- _Task prompt_
What follows is a set of entries. Give them again exactly, without the pictures.

- _Data for the task_
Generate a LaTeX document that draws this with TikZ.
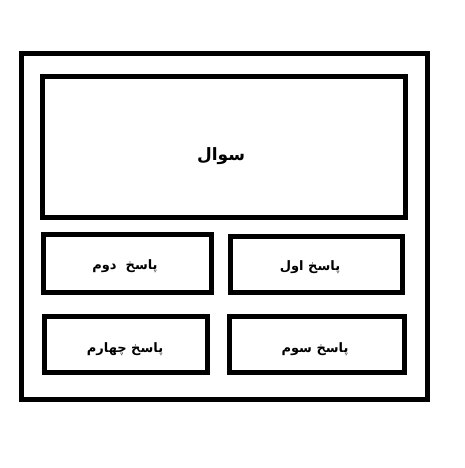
\documentclass[tikz,border=0pt]{standalone}
\usepackage{fontspec}
\TeXXeTstate=1
\newfontfamily\arabicfont[Script=Arabic]{DejaVu Sans}
\begin{document}
\begin{tikzpicture}[x=1pt,y=-1pt,
  frame/.style={draw=black,line width=5pt},
  lbl/.style={font=\arabicfont\bfseries\fontsize{13}{15}\selectfont,inner sep=0pt},
  qlbl/.style={font=\arabicfont\bfseries\fontsize{17}{20}\selectfont,inner sep=0pt}]
\useasboundingbox (0,0) rectangle (464,468);
\fill[white] (0,0) rectangle (464,468);
\draw[frame] (21.5,53.5) rectangle (427.5,399.5);
\draw[frame] (42.5,77) rectangle (405,217);
\draw[frame] (43.5,234) rectangle (211.5,292);
\draw[frame] (230,236) rectangle (402.5,292.5);
\draw[frame] (44.5,316.5) rectangle (207.5,372.5);
\draw[frame] (229,316) rectangle (404,372.5);
\node[qlbl] (q) at (221,156) {\beginR سوال\endR};
\node[lbl] (a2) at (125,266) {\beginR پاسخ\ \ دوم\endR};
\node[lbl] (a1) at (310,267) {\beginR پاسخ اول\endR};
\node[lbl] (a4) at (125,349) {\beginR پاسخ چهارم\endR};
\node[lbl] (a3) at (315,349) {\beginR پاسخ سوم\endR};
\end{tikzpicture}
\end{document}
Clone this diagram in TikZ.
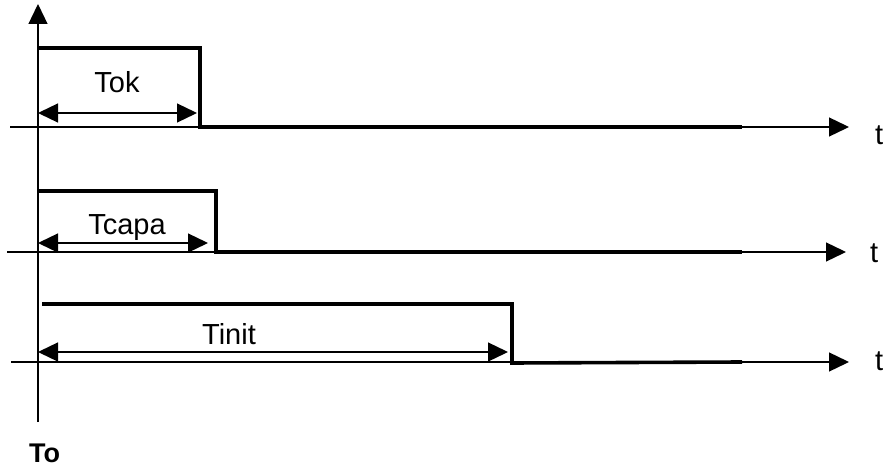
\documentclass[tikz,border=0pt]{standalone}
\usepackage{fontspec}
\setmainfont{Liberation Sans}
\usepackage{tikz}
\usetikzlibrary{arrows.meta, positioning}

\begin{document}
\begin{tikzpicture}[x=1pt, y=-1pt,
				axis/.style={-{Triangle[length=20pt, width=19pt]}, line width=1.3pt},
				signal/.style={line width=3.6pt, line join=miter},
				dim/.style={{Triangle[length=20pt, width=19pt]}-{Triangle[length=20pt, width=19pt]}, line width=1.3pt},
				lbl/.style={font=\fontsize{29}{31}\selectfont, inner sep=0pt}
			]
			\useasboundingbox (0,0) rectangle (884,468);

			% vertical axis
			\coordinate (v0) at (38,422);
			\coordinate (v1) at (38,4);
			\draw[axis] (v0) -- (v1);
			\node[lbl, font=\fontsize{27}{30}\selectfont\bfseries, anchor=base west] (to) at (29,462) {To};

			% time axes
			\coordinate (a1s) at (10,127);  \coordinate (a1e) at (849,127);
			\coordinate (a2s) at (7,252);   \coordinate (a2e) at (846,252);
			\coordinate (a3s) at (11,362);  \coordinate (a3e) at (849,362);
			\draw[axis] (a1s) -- (a1e);
			\draw[axis] (a2s) -- (a2e);
			\draw[axis] (a3s) -- (a3e);
			\node[lbl, anchor=base west] (t1) at (875,145) {t};
			\node[lbl, anchor=base west] (t2) at (870,262) {t};
			\node[lbl, anchor=base west] (t3) at (875,370) {t};

			% signals
			\draw[signal] (38,48) -- (200,48) -- (200,127) -- (742,127);
			\draw[signal] (38,191) -- (216,191) -- (216,252) -- (742,252);
			\draw[signal] (42,304) -- (512,304) -- (512,363) -- (742,362);

			% durations
			\coordinate (d1s) at (38,113);  \coordinate (d1e) at (197,113);
			\coordinate (d2s) at (38,243);  \coordinate (d2e) at (208,243);
			\coordinate (d3s) at (38,352);  \coordinate (d3e) at (508,352);
			\draw[dim] (d1s) -- (d1e);
			\draw[dim] (d2s) -- (d2e);
			\draw[dim] (d3s) -- (d3e);
			\node[lbl, anchor=base] (tok) at (117,93) {Tok};
			\node[lbl, anchor=base] (tcapa) at (127,234) {Tcapa};
			\node[lbl, anchor=base] (tinit) at (229,344) {Tinit};
		\end{tikzpicture}
\end{document}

- _Complete answer_
Generate a LaTeX document that draws this with TikZ.
\documentclass[tikz,border=0pt]{standalone}
\usepackage{fontspec}
\TeXXeTstate=1
\newfontfamily\arabicfont[Script=Arabic]{DejaVu Sans}
\begin{document}
\begin{tikzpicture}[x=1pt,y=-1pt,
  frame/.style={draw=black,line width=5pt},
  lbl/.style={font=\arabicfont\bfseries\fontsize{13}{15}\selectfont,inner sep=0pt},
  qlbl/.style={font=\arabicfont\bfseries\fontsize{17}{20}\selectfont,inner sep=0pt}]
\useasboundingbox (0,0) rectangle (464,468);
\fill[white] (0,0) rectangle (464,468);
\draw[frame] (21.5,53.5) rectangle (427.5,399.5);
\draw[frame] (42.5,77) rectangle (405,217);
\draw[frame] (43.5,234) rectangle (211.5,292);
\draw[frame] (230,236) rectangle (402.5,292.5);
\draw[frame] (44.5,316.5) rectangle (207.5,372.5);
\draw[frame] (229,316) rectangle (404,372.5);
\node[qlbl] (q) at (221,156) {\beginR سوال\endR};
\node[lbl] (a2) at (125,266) {\beginR پاسخ\ \ دوم\endR};
\node[lbl] (a1) at (310,267) {\beginR پاسخ اول\endR};
\node[lbl] (a4) at (125,349) {\beginR پاسخ چهارم\endR};
\node[lbl] (a3) at (315,349) {\beginR پاسخ سوم\endR};
\end{tikzpicture}
\end{document}
Clone this diagram in TikZ.
\documentclass[tikz,border=0pt]{standalone}
\usepackage{fontspec}
\setmainfont{Liberation Sans}
\usepackage{tikz}
\usetikzlibrary{arrows.meta, positioning}

\begin{document}
\begin{tikzpicture}[x=1pt, y=-1pt,
				axis/.style={-{Triangle[length=20pt, width=19pt]}, line width=1.3pt},
				signal/.style={line width=3.6pt, line join=miter},
				dim/.style={{Triangle[length=20pt, width=19pt]}-{Triangle[length=20pt, width=19pt]}, line width=1.3pt},
				lbl/.style={font=\fontsize{29}{31}\selectfont, inner sep=0pt}
			]
			\useasboundingbox (0,0) rectangle (884,468);

			% vertical axis
			\coordinate (v0) at (38,422);
			\coordinate (v1) at (38,4);
			\draw[axis] (v0) -- (v1);
			\node[lbl, font=\fontsize{27}{30}\selectfont\bfseries, anchor=base west] (to) at (29,462) {To};

			% time axes
			\coordinate (a1s) at (10,127);  \coordinate (a1e) at (849,127);
			\coordinate (a2s) at (7,252);   \coordinate (a2e) at (846,252);
			\coordinate (a3s) at (11,362);  \coordinate (a3e) at (849,362);
			\draw[axis] (a1s) -- (a1e);
			\draw[axis] (a2s) -- (a2e);
			\draw[axis] (a3s) -- (a3e);
			\node[lbl, anchor=base west] (t1) at (875,145) {t};
			\node[lbl, anchor=base west] (t2) at (870,262) {t};
			\node[lbl, anchor=base west] (t3) at (875,370) {t};

			% signals
			\draw[signal] (38,48) -- (200,48) -- (200,127) -- (742,127);
			\draw[signal] (38,191) -- (216,191) -- (216,252) -- (742,252);
			\draw[signal] (42,304) -- (512,304) -- (512,363) -- (742,362);

			% durations
			\coordinate (d1s) at (38,113);  \coordinate (d1e) at (197,113);
			\coordinate (d2s) at (38,243);  \coordinate (d2e) at (208,243);
			\coordinate (d3s) at (38,352);  \coordinate (d3e) at (508,352);
			\draw[dim] (d1s) -- (d1e);
			\draw[dim] (d2s) -- (d2e);
			\draw[dim] (d3s) -- (d3e);
			\node[lbl, anchor=base] (tok) at (117,93) {Tok};
			\node[lbl, anchor=base] (tcapa) at (127,234) {Tcapa};
			\node[lbl, anchor=base] (tinit) at (229,344) {Tinit};
		\end{tikzpicture}
\end{document}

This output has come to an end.